According to the Ohio Business Development Coalition, the nonprofit organization that markets the state for capital investment, the state's universities and colleges are preparing a gearing up to meet the need for skilled green collar workers through the new programs. The state's long history of manufacturing excellence and large pool of skilled workers create an ideal environment for the growing number of jobs related to advanced energy.
Several Ohio universities are participating in the advanced energy master's degree program. Degrees will be awarded by the University of Dayton and Wright State University, and classes also will be held at Central State University and the Air Force Institute of Technology. Students can enroll in the two-year program on a full-time or part-time basis.
Companies like Lewis Center-based NexTech Materials, which manufactures active components for solid oxide fuel cells (SOFCs), says the advanced energy master's degree program will give students the kind of training they need to succeed in a global economy.
“This program will be a huge benefit not only to Ohio students, but also to the businesses throughout the state operating in the advanced energy industries,” said Bill Dawson, president and chief executive officer of NexTech Materials. “Students can be trained and gain access to jobs without having to look out of state. At the same time, it will be easier for companies working in fuel cells and other advanced energy sources to recruit the best possible workforce.”

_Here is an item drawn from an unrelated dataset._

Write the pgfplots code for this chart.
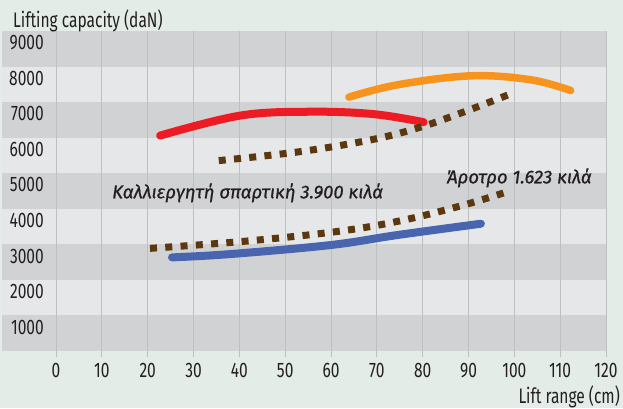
\documentclass[border=0pt]{standalone}
\usepackage{fontspec}
\setmainfont{Fira Sans}[FakeStretch=0.74]
\newfontfamily\grk{Fira Sans}[ItalicFeatures={FakeBold=0.8}]
\usepackage{pgfplots}
\pgfplotsset{compat=1.18}
\definecolor{bgc}{HTML}{E3ECE7}
\definecolor{darkband}{HTML}{D1D2D4}
\definecolor{lightband}{HTML}{E6E7E9}
\definecolor{gridc}{HTML}{BEBFC1}
\definecolor{txt}{HTML}{231F20}
\definecolor{cred}{HTML}{ED1C24}
\definecolor{corange}{HTML}{F7941D}
\definecolor{cblue}{HTML}{4A65B0}
\definecolor{cbrown}{HTML}{5C3810}
\begin{document}
\begin{tikzpicture}
\begin{axis}[
  set layers,
  at={(2pt,57pt)}, anchor=south west,
  scale only axis, width=604pt, height=320pt,
  xmin=-11.8, xmax=120, ymin=330, ymax=9330,
  axis line style={draw=none},
  xtick={0,10,...,120},
  ytick={1000,2000,...,9000},
  xtick pos=bottom, tick align=outside,
  major tick length=6pt,
  xtick style={draw=gridc, line width=1pt},
  ytick style={draw=none},
  xmajorgrids, major grid style={draw=gridc, line width=1pt},
  /pgf/number format/assume math mode=true,
  /pgf/number format/1000 sep={},
  tick label style={font=\fontsize{21}{24}\selectfont, text=txt},
  xticklabel style={anchor=north, inner sep=0pt, yshift=-6pt},
  yticklabel style={anchor=east, inner sep=0pt, xshift=48pt},
  clip=false,
]
\begin{pgfonlayer}{axis background}
\fill[bgc] (rel axis cs:-0.00331,-0.178125) rectangle (rel axis cs:1.02815,1.096875);
\fill[darkband] (axis cs:-11.8,330) rectangle (axis cs:120,1330);
\fill[lightband] (axis cs:-11.8,1330) rectangle (axis cs:120,2330);
\fill[darkband] (axis cs:-11.8,2330) rectangle (axis cs:120,3330);
\fill[lightband] (axis cs:-11.8,3330) rectangle (axis cs:120,4330);
\fill[darkband] (axis cs:-11.8,4330) rectangle (axis cs:120,5330);
\fill[lightband] (axis cs:-11.8,5330) rectangle (axis cs:120,6330);
\fill[darkband] (axis cs:-11.8,6330) rectangle (axis cs:120,7330);
\fill[lightband] (axis cs:-11.8,7330) rectangle (axis cs:120,8330);
\fill[darkband] (axis cs:-11.8,8330) rectangle (axis cs:120,9330);
\end{pgfonlayer}
% red
\addplot[cred, line width=8pt, line cap=round, smooth, tension=0.6] coordinates {
 (22.7,6389) (40.2,6952) (55.5,7060) (69.3,6992) (80.2,6766)};
% orange
\addplot[corange, line width=7.5pt, line cap=round, smooth, tension=0.6] coordinates {
 (63.9,7470) (74.5,7817) (90.5,8070) (103.6,7958) (112.3,7656)};
% upper dotted
\addplot[cbrown, line width=7pt, dash pattern=on 7pt off 8.3pt, smooth, tension=0.6] coordinates {
 (35.5,5685) (53.3,5938) (69.4,6287) (79.9,6642) (89.8,7093) (99.2,7563)};
% lower dotted
\addplot[cbrown, line width=7pt, dash pattern=on 7pt off 8.3pt, smooth, tension=0.6] coordinates {
 (20.5,3217) (41.7,3423) (62.1,3704) (75.9,4014) (89.0,4437) (99.2,4839)};
% blue
\addplot[cblue, line width=8pt, line cap=round, smooth, tension=0.6] coordinates {
 (25.3,2963) (38.0,3056) (59.9,3310) (74.5,3592) (92.7,3910)};
\end{axis}
\node[anchor=base west, inner sep=0pt, text=txt, font=\fontsize{21}{24}\selectfont] at (13pt,380pt) {Lifting capacity (daN)};
\node[anchor=base east, inner sep=0pt, text=txt, font=\fontsize{21}{24}\selectfont] at (620pt,5pt) {Lift range (cm)};
\node[anchor=base west, inner sep=0pt, text=txt, font=\grk\itshape\fontsize{18.5}{21}\selectfont] at (112pt,209.7pt) {Καλλιεργητή σπαρτική 3.900 κιλά};
\node[anchor=base west, inner sep=0pt, text=txt, font=\grk\itshape\fontsize{18.5}{21}\selectfont] at (447pt,224.7pt) {Άροτρο 1.623 κιλά};
\pgfresetboundingbox
\useasboundingbox (0,0) rectangle (623pt,408pt);
\end{tikzpicture}
\end{document}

Through initiatives such as Ohio Governor Ted Strickland's Energy, Jobs and Progress plan, announced in 2007, Ohio is modernizing its energy infrastructure, ensuring affordable and stable energy prices and attracting renewable energy jobs of the future through an Advanced Energy Portfolio Standard.

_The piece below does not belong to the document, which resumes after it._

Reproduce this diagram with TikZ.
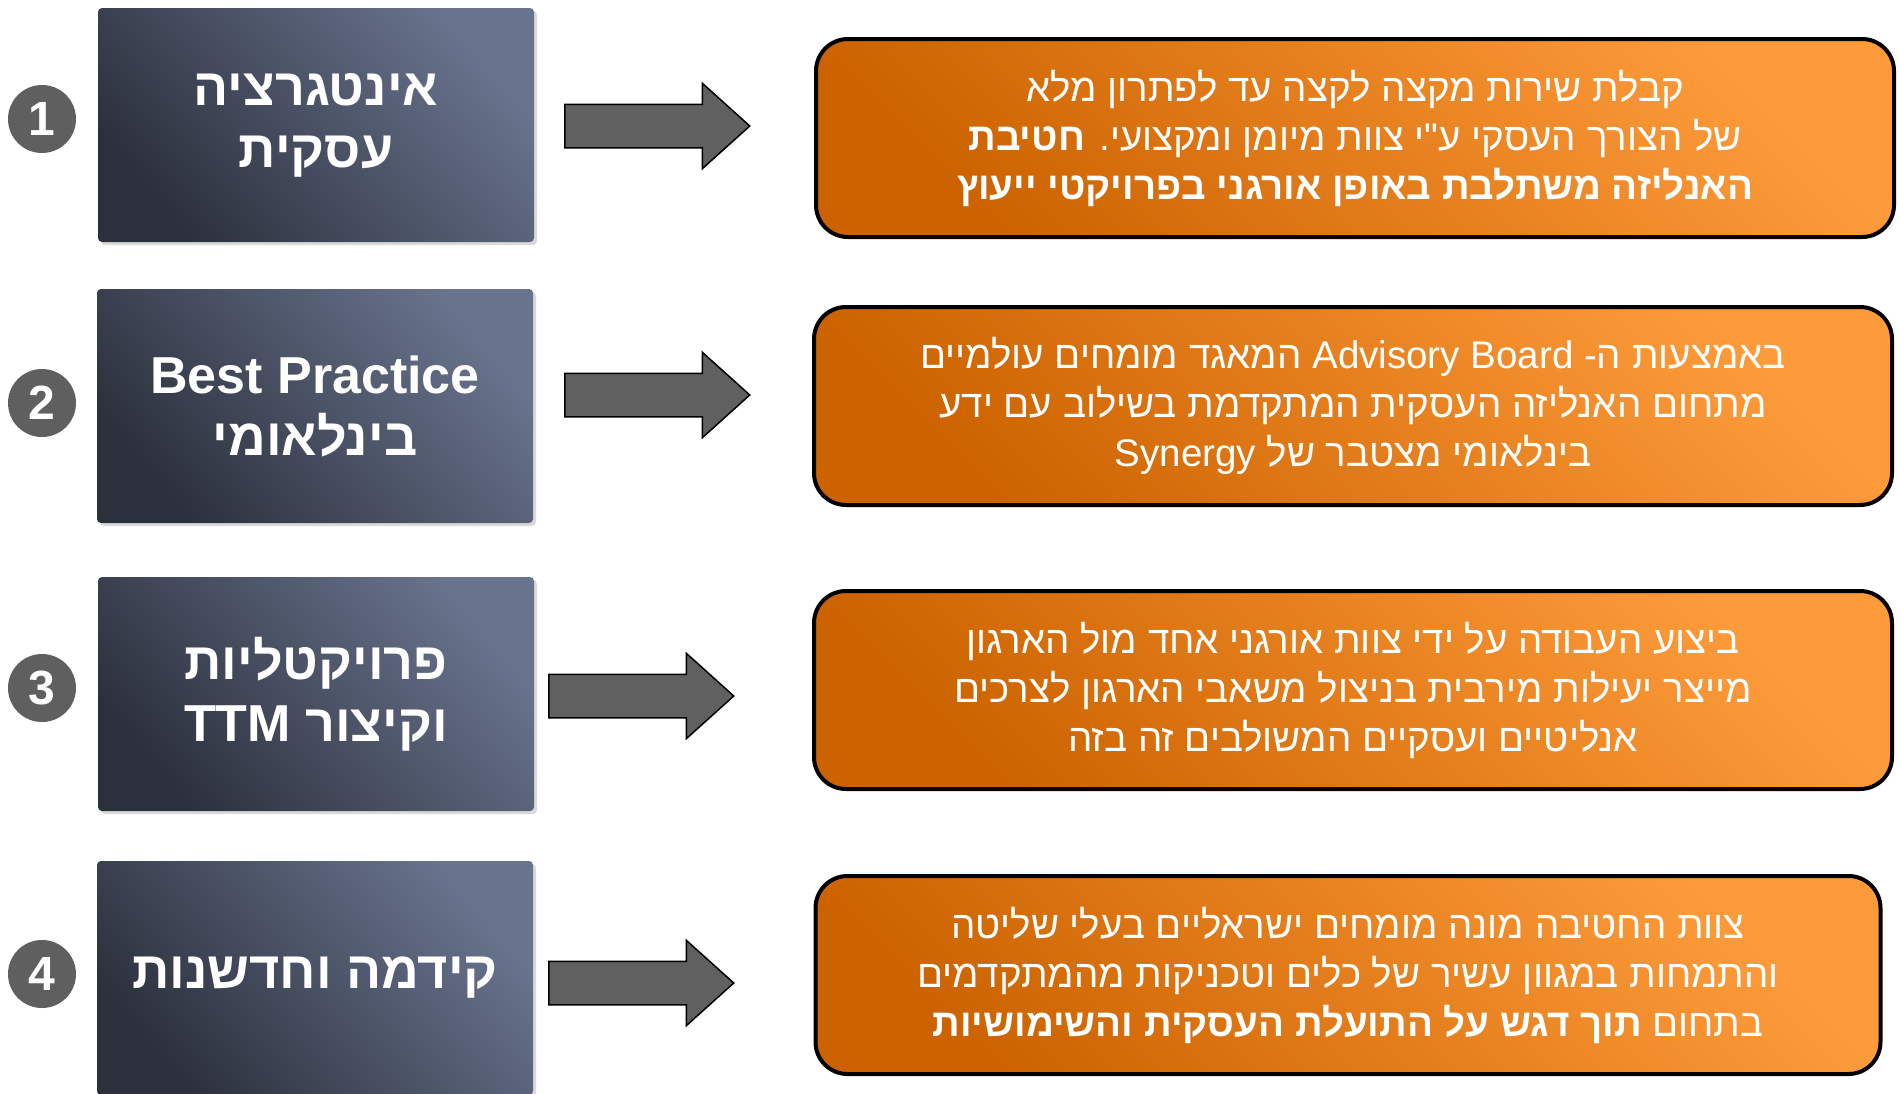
\documentclass[tikz,border=0pt]{standalone}
\usepackage{fontspec}
\setmainfont{Liberation Sans}
\newfontfamily\hebfont[Script=Hebrew]{Liberation Sans}
\TeXXeTstate=1
\usetikzlibrary{shapes.arrows,shadows}
\definecolor{ardoiseA}{HTML}{2C303C}
\definecolor{ardoiseB}{HTML}{68738D}
\definecolor{orangeA}{HTML}{CC6200}
\definecolor{orangeB}{HTML}{FD9B3A}
\definecolor{grisnum}{HTML}{5F5F5F}
\definecolor{grisfleche}{HTML}{606060}
\newcommand{\heb}[1]{\beginR #1\endR}

\begin{document}
\begin{tikzpicture}[x=1pt, y=-1pt]
\tikzset{rondnum/.style={circle, fill=grisnum, minimum size=68pt, inner sep=0pt, text=white, font=\hebfont\fontsize{48}{48}\selectfont\bfseries}}
\tikzset{boitetitre/.style={rectangle, rounded corners=4pt, minimum width=436pt, minimum height=234pt, bottom color=ardoiseA, top color=ardoiseB, shading angle=-50, drop shadow={shadow xshift=3pt, shadow yshift=-3pt, opacity=0.3}, text=white, align=center, font=\hebfont\fontsize{52}{62}\selectfont\bfseries}}
\tikzset{boitetexte/.style={rectangle, rounded corners=32pt, minimum width=1078pt, minimum height=198pt, draw=black, line width=4pt, bottom color=orangeA, top color=orangeB, shading angle=-45, text=white, align=center, font=\hebfont\fontsize{38.5}{49}\selectfont}}
\tikzset{flechebloc/.style={single arrow, draw=black, line width=1.5pt, fill=grisfleche, inner xsep=0pt, inner ysep=21pt, minimum height=185pt, single arrow head extend=21pt, single arrow tip angle=84, anchor=tail}}
\useasboundingbox (0, 0) rectangle (1899, 1093);
\node[rondnum] (N1) at (42, 119) {1};
\node[rondnum] (N2) at (42, 403) {2};
\node[rondnum] (N3) at (42, 688) {3};
\node[rondnum] (N4) at (42, 974) {4};
\node[boitetitre] (T1) at (316, 125) {\heb{אינטגרציה}\\\heb{עסקית}};
\node[boitetitre] (T2) at (315, 406) {Best Practice\\\heb{בינלאומי}};
\node[boitetitre] (T3) at (316, 694) {\heb{פרויקטליות}\\\heb{וקיצור TTM}};
\node[boitetitre] (T4) at (315, 978) {\heb{קידמה וחדשנות}};
\node[boitetexte] (D1) at (1355, 138) {\heb{קבלת שירות מקצה לקצה עד לפתרון מלא}\\\heb{של הצורך העסקי ע"י צוות מיומן ומקצועי. {\bfseries חטיבת}}\\\heb{\bfseries האנליזה משתלבת באופן אורגני בפרויקטי ייעוץ}};
\node[boitetexte] (D2) at (1353, 406) {\heb{באמצעות ה- \beginL Advisory Board\endL{} המאגד מומחים עולמיים}\\\heb{מתחום האנליזה העסקית המתקדמת בשילוב עם ידע}\\\heb{בינלאומי מצטבר של Synergy}};
\node[boitetexte] (D3) at (1353, 690) {\heb{ביצוע העבודה על ידי צוות אורגני אחד מול הארגון}\\\heb{מייצר יעילות מירבית בניצול משאבי הארגון לצרכים}\\\heb{אנליטיים ועסקיים המשולבים זה בזה}};
\node[boitetexte, minimum width=1065pt] (D4) at (1348, 975) {\heb{צוות החטיבה מונה מומחים ישראליים בעלי שליטה}\\\heb{והתמחות במגוון עשיר של כלים וטכניקות מהמתקדמים}\\\heb{בתחום {\bfseries תוך דגש על התועלת העסקית והשימושיות}}};
\node[flechebloc] (F1) at (564, 126) {};
\node[flechebloc] (F2) at (564, 395) {};
\node[flechebloc] (F3) at (548, 696) {};
\node[flechebloc] (F4) at (548, 983) {};
\end{tikzpicture}
\end{document}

One of the most significant initiatives supporting Ohio's renewable energy industry and future job force is the state's Third Frontier Project, a 10-year, $1.6 billion initiative to help catalyze connections between companies and academia. The project is the state's largest-ever commitment to expand high-tech research capabilities, promote innovation, company formation and create high-paying jobs. Many of those jobs will be filled by Ohio's developing green collar workforce.